GAAP earnings were entirely wiped out by massive restructuring and transaction-related items in Q4. While management points to $2.5B in run-rate savings by the end of 2026, the upfront cash cost of this transformation is severe. Free cash flow of $101M was heavily suppressed by $153M in actual cash payments for these initiatives during the quarter.

Adjusted OIBDA$612 million

Up 51% YoY. This represents the clearest signal that the underlying business model is being repaired. The improvement was driven entirely by disciplined cost management in the legacy TV Media segment ($1.08B OIBDA) and narrowing streaming losses, offsetting the poor theatrical performance.

Guidance

FY26 Total Revenue$30.0 billion

Accelerating. Implies 4% YoY growth from FY25's ~$28.9B. Management expects this to be driven entirely by DTC subscription and advertising growth, offsetting continued pay TV subscriber volume declines.

FY26 Adjusted EBITDA$3.8 billion

Accelerating. Paramount is transitioning to Adjusted EBITDA (excluding stock-based comp) as its primary profit metric. The $3.8B target (12.7% margin) represents a massive leap in profitability, banking heavily on the successful realization of the $3B efficiency program and continued DTC margin improvement.

Q1 2026 Total Revenue$7.15B - $7.35B

Stable. Represents a range of -1% to +2% YoY growth vs Q1 2025. Paramount expects strong, accelerating quarter-over-quarter DTC revenue growth, offset by TV Media declines and a slight decline in Studio revenue due to tough theatrical comps (Sonic 3, Gladiator II).
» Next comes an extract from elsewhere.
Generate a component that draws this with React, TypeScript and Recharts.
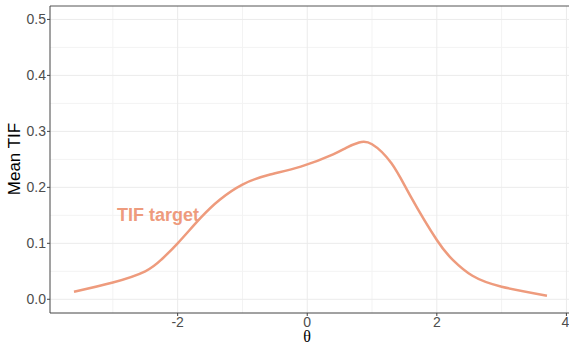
import { LineChart, Line, XAxis, YAxis, ReferenceLine, Label } from "recharts";

// values
const theta = [-3.6, -3.0, -2.5, -2.25, -2.0, -1.65, -1.35, -1.0, -0.6, -0.1, 0.4, 0.6, 0.8, 1.0, 1.3, 1.6, 2.0, 2.25, 2.55, 3.0, 3.7];
const meanTif = [0.0136, 0.03, 0.05, 0.071, 0.1, 0.145, 0.178, 0.205, 0.222, 0.237, 0.259, 0.2705, 0.28, 0.277, 0.243, 0.183, 0.106, 0.07, 0.042, 0.0225, 0.0065];

const xTicks = [-2, 0, 2, 4];
const yTicks = [0, 0.1, 0.2, 0.3, 0.4, 0.5];
const xMinor = [-3, -1, 1, 3];
const yMinor = [0.05, 0.15, 0.25, 0.35, 0.45];

const data = theta.map((t, i) => ({ theta: t, tif: meanTif[i] }));

const LINE_COLOR = "#EE9B7D";
const FONT = "Liberation Sans, Arial, sans-serif";

const App = () => {
  return (
    <div style={{ position: "fixed", left: 0, top: 0, width: 569, height: 342, background: "#fff" }}>
      <LineChart width={569} height={342} data={data} margin={{ top: 6, right: 0, bottom: 0, left: 0 }}>
        {yMinor.map((v) => (
          <ReferenceLine key={"ym" + v} y={v} stroke="#F3F3F3" strokeWidth={1} />
        ))}
        {xMinor.map((v) => (
          <ReferenceLine key={"xm" + v} x={v} stroke="#F3F3F3" strokeWidth={1} />
        ))}
        {yTicks.map((v) => (
          <ReferenceLine key={"y" + v} y={v} stroke="#EBEBEB" strokeWidth={1} />
        ))}
        {xTicks.map((v) => (
          <ReferenceLine key={"x" + v} x={v} stroke="#EBEBEB" strokeWidth={1} />
        ))}
        <ReferenceLine y={0.524} stroke="#555" strokeWidth={1} />
        <XAxis
          dataKey="theta"
          type="number"
          domain={[-3.97, 4.04]}
          ticks={xTicks}
          allowDataOverflow
          height={29}
          tickSize={3}
          tickMargin={1}
          stroke="#444"
          tick={{ fontSize: 14, fill: "#4D4D4D", fontFamily: FONT }}
          axisLine={{ stroke: "#444" }}
          tickLine={{ stroke: "#444" }}
        >
          <Label
            content={() => (
              <text x={307} y={342} textAnchor="middle" fontSize={16} fontFamily="Liberation Serif, serif" fill="#000">
                θ
              </text>
            )}
          />
        </XAxis>
        <YAxis
          type="number"
          domain={[-0.0245, 0.524]}
          ticks={yTicks}
          allowDataOverflow
          width={50}
          tickSize={3}
          tickMargin={1}
          tickFormatter={(v: number) => v.toFixed(1)}
          tick={{ fontSize: 14, fill: "#4D4D4D", fontFamily: FONT }}
          axisLine={{ stroke: "#444" }}
          tickLine={{ stroke: "#444" }}
        >
          <Label
            content={() => (
              <text
                x={20}
                y={159}
                textAnchor="middle"
                fontSize={17}
                fontFamily={FONT}
                fill="#000"
                transform="rotate(-90 20 159)"
              >
                Mean TIF
              </text>
            )}
          />
        </YAxis>
        <Line
          type="natural"
          dataKey="tif"
          stroke={LINE_COLOR}
          strokeWidth={2.5}
          dot={false}
          isAnimationActive={false}
        />
        <ReferenceLine
          y={0.15}
          stroke="none"
          label={{
            value: "TIF target",
            position: "insideLeft",
            content: () => (
              <text x={158} y={221} textAnchor="middle" fontSize={18} fontWeight="bold" fontFamily={FONT} fill={LINE_COLOR}>
                TIF target
              </text>
            ),
          }}
        />
      </LineChart>
    </div>
  );
};

export default App;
Q1 2026 Adjusted EBITDA$900M - $1.0B

Accelerating. At the midpoint, this represents a 13.1% margin. Management noted that transformation costs of 'several hundred million' will hit Q1, meaning reported free cash flow will likely be negative, even as adjusted operating margins expand.

Key Questions

M&A Bandwidth and Integration

With the active pursuit of Warner Bros. Discovery and the ongoing integration of Skydance, how is management ensuring that the core objective—achieving DTC profitability—does not suffer from executive distraction?

Studio Turnaround Timeline

Filmed Entertainment posted a negative 9% OIBDA margin despite 16% revenue growth. As the slate ramps up from 8 to 15+ films in 2026, what structural changes are being made to film budgeting and marketing to ensure scale actually translates to profit?

Impact of Exiting Hard Bundles

You plan to exit 4-5 million international hard bundle subscribers. Outside of a temporary hit to the headline subscriber count, what is the expected impact on international churn rates and customer acquisition costs as you attempt to re-acquire these users on higher-ARPU direct plans?